* _Stated goal_
Only the lines from the top of the listing below to the line that has "const deltaTicks = [0, 100, 200, 300, 400, 500, 600, 700];" should be echoed, with both ends kept and pictures left out.

* _Source data_
_ _ _ _
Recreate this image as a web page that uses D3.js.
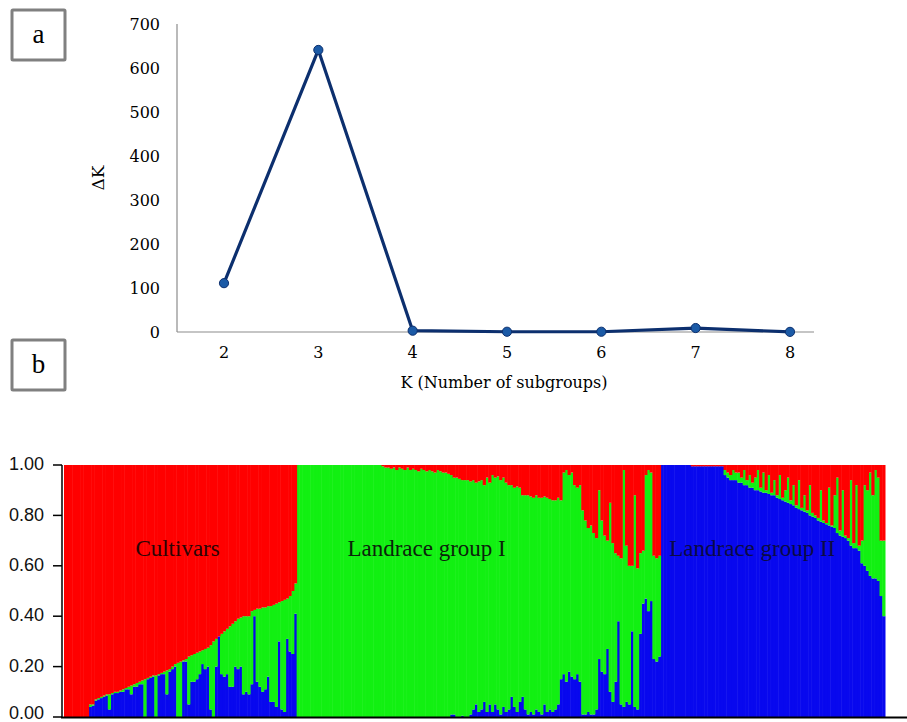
<!DOCTYPE html>
<html>
<head>
<meta charset="utf-8">
<script src="https://cdn.jsdelivr.net/npm/d3@7"></script>
<style>
  body { margin: 0; background: #fff; }
  svg { display: block; }
</style>
</head>
<body>
<svg id="chart" width="907" height="722"></svg>
<script>
// ---- panel a: delta K ----
const kValues = [2, 3, 4, 5, 6, 7, 8];
const deltaK = [111, 641, 3, 0.6, 0.6, 9, 0.3];
const deltaTicks = [0, 100, 200, 300, 400, 500, 600, 700];

// ---- panel b: membership coefficients (one value per individual) ----
// cultivars: red + blue, green is the rest
const cultRed = [1,1,1,1,1,1,1,1,1,
  .95,.95,.93,.925,.92,.915,.91,.91,.905,.90,.90,.895,.89,.885,.88,.875,.87,.865,.86,.855,
  .85,.845,.84,.835,.835,.83,.825,.82,.815,.81,.80,.79,.785,.78,.775,.77,.76,.755,.75,.745,
  .74,.735,.73,.725,.715,.70,.69,.68,.67,.66,.65,.64,.63,.62,.61,.605,.60,.60,.60,.58,
  .575,.57,.57,.565,.565,.56,.56,.555,.55,.545,.54,.535,.53,.52,.50,.47];
const cultBlue = [0,0,0,0,0,0,0,0,0,
  .04,.045,.065,.07,.075,.08,.085,.03,.09,.095,.095,.10,.10,.11,.11,.09,.12,.12,.13,.13,
  0,.15,.155,.16,0,.165,.17,.17,.09,.18,.19,.20,0,0,.22,.22,.05,.14,.14,.15,
  .17,.21,.19,.20,.03,0,.20,.32,.17,.16,.17,.12,.12,.20,.19,.20,.09,.10,.09,.13,
  .40,.14,.12,.10,.11,.16,.06,.06,.04,.30,.03,.02,.31,.26,.25,.41];

// landrace group I: red + blue, green is the rest
const lr1Red = [0,0,0,0,0,0,0,0,0,0,0,0,0,0,0,0,0,0,0,0,0,0,0,0,0,0,0,0,0,0,0,
  .005,.01,.01,.015,.01,.02,.01,.015,.02,.01,.02,.015,.02,.025,.015,.02,.025,.02,.025,.03,
  .02,.025,.03,.03,.035,.04,
  .05,.05,.055,.06,.06,.06,.065,.06,.07,.065,
  .06,.08,.05,.07,
  .04,.05,.045,.06,.05,
  .07,.08,.08,.09,.085,.09,.12,.12,
  .12,.125,.13,.12,.13,.13,.125,.13,
  .135,.14,.14,.13,.14,
  .03,.02,.04,.03,
  .08,.09,.08,.18,
  .22,.25,.24,
  .27,.29,.10,
  .22,.28,.30,.15,.31,
  .35,.36,.37,
  .02,.32,
  .40,.40,.12,.41,
  .35,.34,
  .04,.02,.03,
  .36,.37,.36];
const lr1Blue = [0,0,0,0,0,0,0,0,0,0,0,0,0,0,0,0,0,0,0,0,0,0,0,0,0,0,0,0,0,0,0,
  0,0,0,0,0,0,0,0,0,0,0,0,0,0,0,0,0,0,0,0,0,0,0,0,0,.01,
  .01,0,0,.005,0,0,.01,.03,.05,.02,
  .03,.06,.02,.05,
  .02,.05,.03,.01,.04,
  .02,.03,.08,.04,.02,.06,.08,.03,
  .01,.02,.01,.03,.02,.01,.05,.02,
  .03,.02,.03,.05,.15,
  .17,.14,.18,.16,
  .15,.17,.14,.01,
  .01,.02,.01,
  .01,.03,.23,
  .18,.17,.27,.10,.06,
  .14,.38,.05,
  .04,.06,
  .05,.34,.04,.03,
  .33,.45,
  .47,.42,.46,
  .23,.22,.24];

// landrace group II: red + green, blue is the rest
const lr2Red = [0,0,0,0,0,0,0,0,0,0,0,
  .005,.005,.005,.005,.005,.005,.005,.005,.005,.005,.005,.005,
  .02,.03,.04,.02,.03,
  .03,.05,.02,.06,.04,.07,
  .05,.02,.09,.03,.10,.04,.11,.06,
  .12,.04,.13,.10,.05,.14,.08,
  .16,.06,.17,.12,.18,.08,.19,.20,
  .21,.10,.22,.23,.09,.24,.12,
  .05,.26,.10,.28,.29,
  .06,.31,.08,.32,
  .30,.08,.10,
  .03,.12,.02,.05,
  .30,.30];
const lr2Green = [0,0,0,0,0,0,0,0,0,0,0,
  0,0,0,0,0,0,0,0,0,0,0,0,
  .02,.02,.02,.04,.03,
  .04,.02,.06,.02,.05,.02,
  .05,.08,.015,.08,.01,.075,.01,.06,
  .01,.095,.01,.045,.10,.015,.08,
  .01,.115,.01,.065,.01,.12,.015,.01,
  .01,.125,.01,.005,.15,.005,.13,
  .22,.02,.185,.01,.01,
  .26,.02,.25,.02,
  .09,.32,.32,
  .41,.33,.43,.41,
  .22,.30];

const groupNames = ["Cultivars", "Landrace group I", "Landrace group II"];
const qTicks = [0, 0.2, 0.4, 0.6, 0.8, 1.0];

const colors = { red: "#ff0000", green: "#12f012", blue: "#0808ee" };

// build one row per individual (bottom to top: blue, green, red)
const individuals = [];
cultRed.forEach((r, i) => individuals.push({ red: r, blue: cultBlue[i], green: Math.max(0, 1 - r - cultBlue[i]) }));
lr1Red.forEach((r, i) => individuals.push({ red: r, blue: lr1Blue[i], green: Math.max(0, 1 - r - lr1Blue[i]) }));
lr2Red.forEach((r, i) => individuals.push({ red: r, green: lr2Green[i], blue: Math.max(0, 1 - r - lr2Green[i]) }));

const svg = d3.select("#chart");
const serif = "'Liberation Serif', 'Times New Roman', serif";
const wideSerif = "'DejaVu Serif', serif";

// ---------- panel labels ----------
function panelBox(x, y, letter) {
  svg.append("rect")
    .attr("x", x).attr("y", y).attr("width", 53).attr("height", 50)
    .attr("fill", "#fff").attr("stroke", "#808080").attr("stroke-width", 3).attr("rx", 1);
  svg.append("text")
    .attr("x", x + 26.5).attr("y", y + 33)
    .attr("text-anchor", "middle")
    .style("font-family", serif)
    .style("font-size", "27px")
    .text(letter);
}
panelBox(12, 10, "a");
panelBox(12, 340, "b");

// ---------- panel a ----------
const xK = d3.scalePoint().domain(kValues).range([224, 790]);
const yK = d3.scaleLinear().domain([0, 700]).range([332, 24]);

const gA = svg.append("g");

gA.append("line").attr("x1", 177).attr("x2", 177).attr("y1", yK(700)).attr("y2", yK(0))
  .attr("stroke", "#8c8c8c").attr("stroke-width", 1.2);
gA.append("line").attr("x1", 177).attr("x2", 814).attr("y1", yK(0)).attr("y2", yK(0))
  .attr("stroke", "#8c8c8c").attr("stroke-width", 1.2);

gA.selectAll("text.ytick")
  .data(deltaTicks)
  .enter().append("text")
  .attr("class", "ytick")
  .attr("x", 160)
  .attr("y", d => yK(d))
  .attr("dy", "0.35em")
  .attr("text-anchor", "end")
  .style("font-family", wideSerif)
  .style("font-size", "16px")
  .text(d => d);

gA.selectAll("text.xtick")
  .data(kValues)
  .enter().append("text")
  .attr("class", "xtick")
  .attr("x", d => xK(d))
  .attr("y", 358)
  .attr("text-anchor", "middle")
  .style("font-family", wideSerif)
  .style("font-size", "16px")
  .text(d => d);

gA.append("text")
  .attr("x", 504).attr("y", 388)
  .attr("text-anchor", "middle")
  .style("font-family", wideSerif)
  .style("font-size", "16px")
  .text("K (Number of subgroups)");

gA.append("text")
  .attr("transform", "translate(104,178) rotate(-90)")
  .attr("text-anchor", "middle")
  .style("font-family", wideSerif)
  .style("font-size", "17px")
  .text("ΔK");

const line = d3.line().x((d, i) => xK(kValues[i])).y(d => yK(d));
gA.append("path")
  .datum(deltaK)
  .attr("d", line)
  .attr("fill", "none")
  .attr("stroke", "#0c2f6e")
  .attr("stroke-width", 3.2)
  .attr("stroke-linejoin", "round");

gA.selectAll("circle")
  .data(deltaK)
  .enter().append("circle")
  .attr("cx", (d, i) => xK(kValues[i]))
  .attr("cy", d => yK(d))
  .attr("r", 4.6)
  .attr("fill", "#1b5aa6")
  .attr("stroke", "#0c2f6e")
  .attr("stroke-width", 1);

// ---------- panel b ----------
const xI = d3.scaleBand().domain(d3.range(individuals.length)).range([64, 885]).padding(0);
const yQ = d3.scaleLinear().domain([0, 1]).range([717, 465]);
const bw = xI.bandwidth();

const gB = svg.append("g");

const stack = d3.stack().keys(["blue", "green", "red"]);
const series = stack(individuals);

gB.selectAll("g.layer")
  .data(series)
  .enter().append("g")
  .attr("class", "layer")
  .attr("fill", d => colors[d.key])
  .selectAll("rect")
  .data(d => d.map((v, i) => ({ v, i })))
  .enter().append("rect")
  .attr("x", d => xI(d.i))
  .attr("width", bw + 0.5)
  .attr("y", d => yQ(Math.min(1, d.v[1])))
  .attr("height", d => Math.max(0, yQ(d.v[0]) - yQ(Math.min(1, d.v[1]))));

// axes
gB.append("line").attr("x1", 62).attr("x2", 62).attr("y1", yQ(1)).attr("y2", yQ(0))
  .attr("stroke", "#000").attr("stroke-width", 1.5);
gB.append("line").attr("x1", 61).attr("x2", 907).attr("y1", yQ(0) + 0.5).attr("y2", yQ(0) + 0.5)
  .attr("stroke", "#000").attr("stroke-width", 2.2);

gB.selectAll("line.qtick")
  .data(qTicks)
  .enter().append("line")
  .attr("class", "qtick")
  .attr("x1", 53).attr("x2", 62)
  .attr("y1", d => yQ(d)).attr("y2", d => yQ(d))
  .attr("stroke", "#000").attr("stroke-width", 1.5);

// the bottom label sits against the page edge, so it is nudged up a little
gB.selectAll("text.qtick")
  .data(qTicks)
  .enter().append("text")
  .attr("class", "qtick")
  .attr("x", 44)
  .attr("y", d => Math.min(yQ(d) - 1, 713))
  .attr("dy", "0.34em")
  .attr("text-anchor", "end")
  .style("font-family", "'Liberation Sans', Arial, sans-serif")
  .style("font-size", "18px")
  .style("fill", "#111")
  .text(d => d3.format(".2f")(d));

// group labels placed over a chosen individual of each group
const labelAt = [41, 132, 251];
const labelFill = ["#2a0505", "#0b230b", "#0b0b45"];
gB.selectAll("text.group")
  .data(groupNames)
  .enter().append("text")
  .attr("class", "group")
  .attr("x", (d, i) => xI(labelAt[i]) + bw / 2)
  .attr("y", 556)
  .attr("text-anchor", "middle")
  .style("font-family", serif)
  .style("font-size", "23px")
  .style("fill", (d, i) => labelFill[i])
  .text(d => d);
</script>
</body>
</html>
_ _ _ _
* _Solved problem_
Recreate this image as a web page that uses D3.js.
<!DOCTYPE html>
<html>
<head>
<meta charset="utf-8">
<script src="https://cdn.jsdelivr.net/npm/d3@7"></script>
<style>
  body { margin: 0; background: #fff; }
  svg { display: block; }
</style>
</head>
<body>
<svg id="chart" width="907" height="722"></svg>
<script>
// ---- panel a: delta K ----
const kValues = [2, 3, 4, 5, 6, 7, 8];
const deltaK = [111, 641, 3, 0.6, 0.6, 9, 0.3];
const deltaTicks = [0, 100, 200, 300, 400, 500, 600, 700];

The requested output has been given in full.